Zimbabwe makes Venice Biennale selections amid political turmoil

Cosmos Shiridzinomwa and Georgina Maxim are the first artists to be confirmed

Dying Faculties by Cosmos Shiridzinomwa, one of the artists to represent Zimbabwe in Venice

Dying Faculties by Cosmos Shiridzinomwa, one of the artists to represent Zimbabwe in Venice Photo: Tim cornwell

Against a backdrop of rising economic and political turmoil, Zimbabwe has selected a group of artists to represent the country at this year’s Venice Biennale. Cosmos Shiridzinomwa and Georgina Maxim are the first to be confirmed.

In January, a dramatic increase in petrol prices announced by Zimbabwe’s new president Emmerson Mnangagwa saw widespread anti-government protests. A violent crackdown by authorities followed, with social media and internet servers shut down. The upheaval has already delayed plans for a new biennial in the country’s second city of Bulawayo.

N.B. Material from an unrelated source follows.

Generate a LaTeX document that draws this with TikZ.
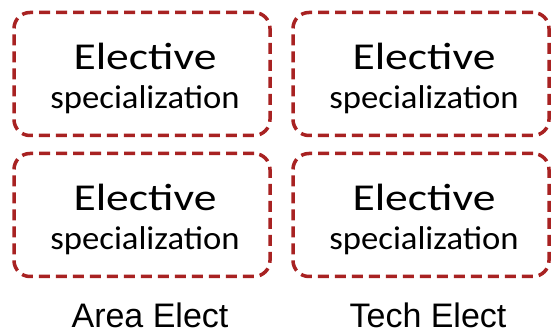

Several of Shiridzinomwa’s works are currently on show at the Zeitz Museum of Contemporary African Art in Cape Town, in an exhibition of Zimbabwean art titled Five Bhobh: Painting at the End of an Era (until 31 March). In the show, his works include Dying Faculties (2006), depicting a man with his head in his hands in what is presumably an HIV/Aids ward, and Mugabe’s Closet (2008), where an open door shows a well-worn jacket hanging over a pile of books and a human skull peeking out from underneath. A museum label describes the work as “a metaphor for politically sensitive matters that in the past could not be expressed openly”.

His work has been 99% political in the past, Shiridzinomwa says, and he expects that to be reflected in Venice. “I hope to show new work because there is so much that has happened of late,” he says. “I have ideas that I will turn into paintings about the situation on the ground, especially the politics.” Of the current crisis he says: “It’s tough. What happened over the past few weeks, the protests and the looting, the burning down of shops, the destruction of property, the army and the police going into people’s houses and taking them, it’s a bit tense. They are trying to fight fire with fire, and it doesn’t work.”